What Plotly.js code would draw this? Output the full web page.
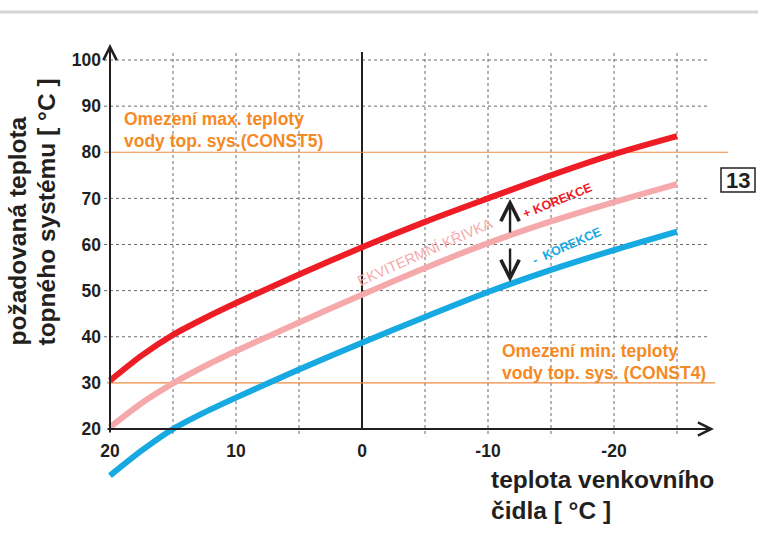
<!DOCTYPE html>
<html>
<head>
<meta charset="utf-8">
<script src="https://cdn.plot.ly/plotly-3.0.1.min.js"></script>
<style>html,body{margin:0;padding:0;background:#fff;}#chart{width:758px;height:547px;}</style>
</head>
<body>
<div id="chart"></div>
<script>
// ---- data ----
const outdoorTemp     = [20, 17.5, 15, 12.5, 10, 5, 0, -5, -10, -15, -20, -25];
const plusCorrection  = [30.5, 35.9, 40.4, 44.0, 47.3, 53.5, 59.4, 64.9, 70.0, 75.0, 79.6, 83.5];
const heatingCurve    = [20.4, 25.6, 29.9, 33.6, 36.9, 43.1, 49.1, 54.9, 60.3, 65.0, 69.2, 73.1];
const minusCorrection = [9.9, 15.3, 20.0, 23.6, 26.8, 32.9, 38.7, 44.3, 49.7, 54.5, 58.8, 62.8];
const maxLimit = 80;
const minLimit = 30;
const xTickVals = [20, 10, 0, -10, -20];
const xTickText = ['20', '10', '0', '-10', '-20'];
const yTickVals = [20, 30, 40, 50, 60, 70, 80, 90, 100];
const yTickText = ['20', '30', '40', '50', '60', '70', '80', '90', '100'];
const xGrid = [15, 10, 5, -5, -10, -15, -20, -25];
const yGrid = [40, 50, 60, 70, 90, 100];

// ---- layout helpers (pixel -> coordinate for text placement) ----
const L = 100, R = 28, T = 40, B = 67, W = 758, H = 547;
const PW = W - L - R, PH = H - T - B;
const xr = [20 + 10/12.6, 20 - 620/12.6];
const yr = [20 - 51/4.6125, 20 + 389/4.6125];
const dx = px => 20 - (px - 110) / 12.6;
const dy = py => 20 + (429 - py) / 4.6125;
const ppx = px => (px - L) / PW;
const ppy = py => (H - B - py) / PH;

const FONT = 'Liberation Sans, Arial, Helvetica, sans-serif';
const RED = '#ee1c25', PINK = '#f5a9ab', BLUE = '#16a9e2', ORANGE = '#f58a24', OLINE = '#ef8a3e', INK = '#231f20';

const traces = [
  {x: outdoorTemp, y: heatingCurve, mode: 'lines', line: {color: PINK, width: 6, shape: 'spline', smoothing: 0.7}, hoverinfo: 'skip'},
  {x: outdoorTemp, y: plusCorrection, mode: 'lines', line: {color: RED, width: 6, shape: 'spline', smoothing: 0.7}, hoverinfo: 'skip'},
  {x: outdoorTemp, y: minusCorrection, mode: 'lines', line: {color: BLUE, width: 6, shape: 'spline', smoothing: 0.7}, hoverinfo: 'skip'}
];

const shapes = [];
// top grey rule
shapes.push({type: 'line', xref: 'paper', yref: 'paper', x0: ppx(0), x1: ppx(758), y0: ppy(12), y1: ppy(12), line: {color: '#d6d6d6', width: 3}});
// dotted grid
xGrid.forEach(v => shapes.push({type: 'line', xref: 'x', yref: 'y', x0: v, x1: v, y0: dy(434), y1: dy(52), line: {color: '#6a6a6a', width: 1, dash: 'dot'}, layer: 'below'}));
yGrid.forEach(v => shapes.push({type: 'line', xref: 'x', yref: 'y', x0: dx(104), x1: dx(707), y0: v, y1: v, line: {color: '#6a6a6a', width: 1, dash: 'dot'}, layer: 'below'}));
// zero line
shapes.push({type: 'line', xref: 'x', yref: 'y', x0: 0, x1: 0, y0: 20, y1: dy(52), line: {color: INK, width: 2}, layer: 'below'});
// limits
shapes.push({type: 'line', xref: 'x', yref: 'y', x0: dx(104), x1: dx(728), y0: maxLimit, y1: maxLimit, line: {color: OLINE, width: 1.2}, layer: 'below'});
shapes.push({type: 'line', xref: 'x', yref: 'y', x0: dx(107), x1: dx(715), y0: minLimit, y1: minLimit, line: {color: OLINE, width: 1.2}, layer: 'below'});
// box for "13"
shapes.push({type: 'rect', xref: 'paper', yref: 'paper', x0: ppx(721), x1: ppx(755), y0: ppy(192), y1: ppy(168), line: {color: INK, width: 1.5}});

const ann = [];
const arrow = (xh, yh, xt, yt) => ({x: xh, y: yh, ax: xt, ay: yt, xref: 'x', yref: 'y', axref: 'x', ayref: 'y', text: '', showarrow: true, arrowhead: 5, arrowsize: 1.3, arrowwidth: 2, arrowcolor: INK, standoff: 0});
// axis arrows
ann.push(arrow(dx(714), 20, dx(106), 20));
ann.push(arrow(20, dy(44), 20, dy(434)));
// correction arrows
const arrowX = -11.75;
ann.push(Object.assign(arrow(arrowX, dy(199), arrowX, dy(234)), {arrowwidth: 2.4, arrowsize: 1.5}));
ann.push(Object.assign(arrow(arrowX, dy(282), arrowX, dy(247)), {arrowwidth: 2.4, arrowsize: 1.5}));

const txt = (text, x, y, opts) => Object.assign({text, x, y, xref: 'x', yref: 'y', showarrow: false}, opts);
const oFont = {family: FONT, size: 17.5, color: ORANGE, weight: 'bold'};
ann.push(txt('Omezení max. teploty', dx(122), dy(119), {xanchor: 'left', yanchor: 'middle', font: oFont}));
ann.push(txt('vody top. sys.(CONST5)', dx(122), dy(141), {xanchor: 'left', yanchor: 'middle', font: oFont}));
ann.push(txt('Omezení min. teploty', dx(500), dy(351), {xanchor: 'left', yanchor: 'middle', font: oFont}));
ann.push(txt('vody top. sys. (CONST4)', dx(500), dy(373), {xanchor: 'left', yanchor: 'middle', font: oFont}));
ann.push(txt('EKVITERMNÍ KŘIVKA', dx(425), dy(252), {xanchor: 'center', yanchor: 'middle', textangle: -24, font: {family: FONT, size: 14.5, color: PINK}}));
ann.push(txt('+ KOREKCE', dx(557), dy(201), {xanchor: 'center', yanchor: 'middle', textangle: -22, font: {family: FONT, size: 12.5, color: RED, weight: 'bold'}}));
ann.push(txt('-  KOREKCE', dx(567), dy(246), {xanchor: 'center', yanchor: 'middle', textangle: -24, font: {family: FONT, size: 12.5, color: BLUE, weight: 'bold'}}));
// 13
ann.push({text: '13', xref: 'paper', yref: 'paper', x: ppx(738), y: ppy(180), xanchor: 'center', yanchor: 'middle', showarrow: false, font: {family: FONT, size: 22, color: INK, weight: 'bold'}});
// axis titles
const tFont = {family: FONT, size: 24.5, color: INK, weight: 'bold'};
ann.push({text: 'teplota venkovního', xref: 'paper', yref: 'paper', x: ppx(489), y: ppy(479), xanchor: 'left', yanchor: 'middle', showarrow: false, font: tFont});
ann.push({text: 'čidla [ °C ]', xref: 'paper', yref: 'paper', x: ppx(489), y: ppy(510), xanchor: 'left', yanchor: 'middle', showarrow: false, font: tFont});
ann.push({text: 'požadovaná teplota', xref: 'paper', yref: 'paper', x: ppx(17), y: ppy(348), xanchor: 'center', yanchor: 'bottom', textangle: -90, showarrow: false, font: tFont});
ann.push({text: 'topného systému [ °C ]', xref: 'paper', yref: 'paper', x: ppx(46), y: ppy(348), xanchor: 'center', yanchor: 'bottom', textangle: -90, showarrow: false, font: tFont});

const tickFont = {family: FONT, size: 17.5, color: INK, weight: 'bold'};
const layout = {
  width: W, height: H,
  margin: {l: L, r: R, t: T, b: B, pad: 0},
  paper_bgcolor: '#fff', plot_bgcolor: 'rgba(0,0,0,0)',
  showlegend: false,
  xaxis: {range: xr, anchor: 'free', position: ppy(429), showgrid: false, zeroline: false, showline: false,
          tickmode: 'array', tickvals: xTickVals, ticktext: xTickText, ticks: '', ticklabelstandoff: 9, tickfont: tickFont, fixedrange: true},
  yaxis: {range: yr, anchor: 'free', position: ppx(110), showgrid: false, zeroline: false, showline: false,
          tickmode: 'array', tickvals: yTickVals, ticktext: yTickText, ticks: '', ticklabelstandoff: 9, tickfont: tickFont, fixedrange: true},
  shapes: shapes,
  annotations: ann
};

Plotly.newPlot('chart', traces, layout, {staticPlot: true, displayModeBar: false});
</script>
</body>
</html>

● ● ●

_What you are asked to do_
Starting at the first line of the material, output exactly the lines up to and including the one with "const RED = '#ee1c25', PINK". Do not include the pictures.

_Answer_
What Plotly.js code would draw this? Output the full web page.
<!DOCTYPE html>
<html>
<head>
<meta charset="utf-8">
<script src="https://cdn.plot.ly/plotly-3.0.1.min.js"></script>
<style>html,body{margin:0;padding:0;background:#fff;}#chart{width:758px;height:547px;}</style>
</head>
<body>
<div id="chart"></div>
<script>
// ---- data ----
const outdoorTemp     = [20, 17.5, 15, 12.5, 10, 5, 0, -5, -10, -15, -20, -25];
const plusCorrection  = [30.5, 35.9, 40.4, 44.0, 47.3, 53.5, 59.4, 64.9, 70.0, 75.0, 79.6, 83.5];
const heatingCurve    = [20.4, 25.6, 29.9, 33.6, 36.9, 43.1, 49.1, 54.9, 60.3, 65.0, 69.2, 73.1];
const minusCorrection = [9.9, 15.3, 20.0, 23.6, 26.8, 32.9, 38.7, 44.3, 49.7, 54.5, 58.8, 62.8];
const maxLimit = 80;
const minLimit = 30;
const xTickVals = [20, 10, 0, -10, -20];
const xTickText = ['20', '10', '0', '-10', '-20'];
const yTickVals = [20, 30, 40, 50, 60, 70, 80, 90, 100];
const yTickText = ['20', '30', '40', '50', '60', '70', '80', '90', '100'];
const xGrid = [15, 10, 5, -5, -10, -15, -20, -25];
const yGrid = [40, 50, 60, 70, 90, 100];

// ---- layout helpers (pixel -> coordinate for text placement) ----
const L = 100, R = 28, T = 40, B = 67, W = 758, H = 547;
const PW = W - L - R, PH = H - T - B;
const xr = [20 + 10/12.6, 20 - 620/12.6];
const yr = [20 - 51/4.6125, 20 + 389/4.6125];
const dx = px => 20 - (px - 110) / 12.6;
const dy = py => 20 + (429 - py) / 4.6125;
const ppx = px => (px - L) / PW;
const ppy = py => (H - B - py) / PH;

const FONT = 'Liberation Sans, Arial, Helvetica, sans-serif';
const RED = '#ee1c25', PINK = '#f5a9ab', BLUE = '#16a9e2', ORANGE = '#f58a24', OLINE = '#ef8a3e', INK = '#231f20';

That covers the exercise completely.